Obama es uno de esos americanos amantes de Europa, del vino en las comidas y del multilateralismo en la diplomacia. Fácil es imaginar la ilusión con que se dispuso a codearse con los que preveía finos estadistas de Viejo Continente... y el estupor en que se sumiría tras ver cumplidas sus expectativas.
Se le presentó Silvio Berlusconi, primer ministro de la patria de Maquiavelo, con más kilos de maquillaje en el rostro que el Gustav von Aschenbach de Muerte en Venecia, haciendo cómicos aspavientos para ensalzar la belleza de la señora Obama y con ganas de abalanzarse sobre ella a ver si en el encontronazo pillaba cacho. Pocos días después recibió a ZP, fautor de la Alianza de Civilizaciones, estadista de la patria que un día fue centro del imperio de Felipe II. Pero ZP vino con la monomanía de que sólo quería una foto de familia.
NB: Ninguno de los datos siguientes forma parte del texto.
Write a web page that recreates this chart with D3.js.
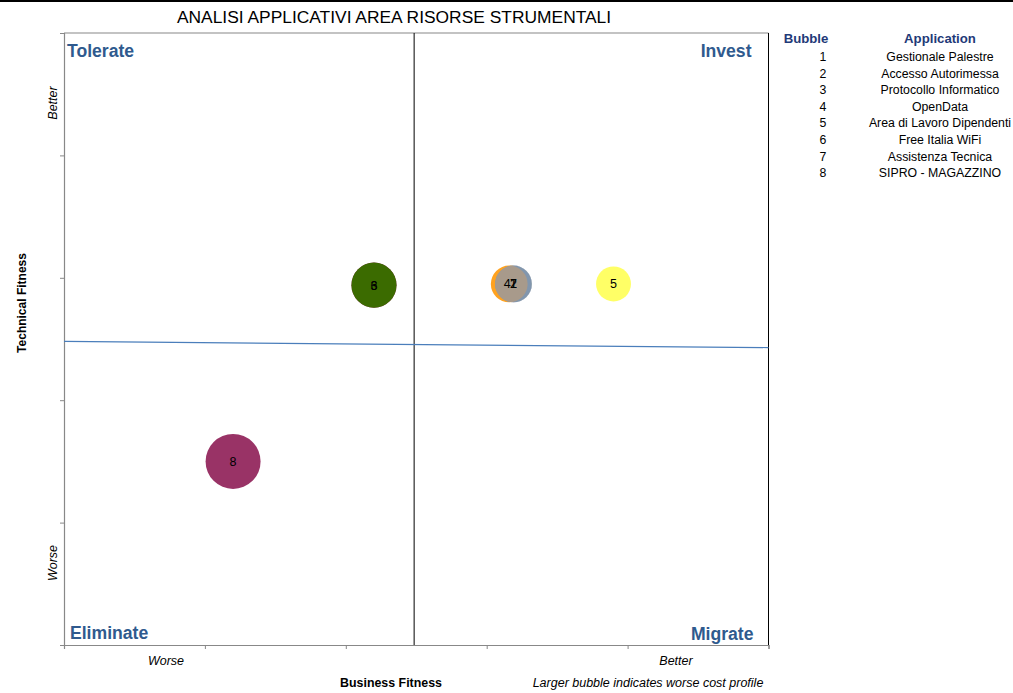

Y para la foto trajo a sus hijas ataviadas al Metropolitan como extras de una película de vampiros. Que si los Obama lo hubieran sabido ya habrían intentado estar más a tono con algo más «soul» y «exploitation». Y tras fijar las ineludibles citas para más fotos de familia en el futuro, va ZP y clama que hay que hacer desaparecer la dichosa fotografía. De lo más raro todo.
Pensaría Obama que la cosa sería más familiar con un estadista de cultura anglosajona, como el primer ministro británico, Gordon Brown, «premier» de la Reina. Y va Gordon y se le presenta con un careto funeral que asusta y una depresión de caballo porque lenguas anabolenas dicen que está tomando antidepresivos y el estadista es que se hunde cada vez que dicen que se deprime...
Y fin de fiesta: desde Oslo le comunican que ha sido premiado con el Nobel de la Paz. ¿Un galardón prematuro? Qué va, razona Obama: un premio muy merecido por la paciencia desplegada con todos esos estadistas que nos envía la «friki» Vieja Europa.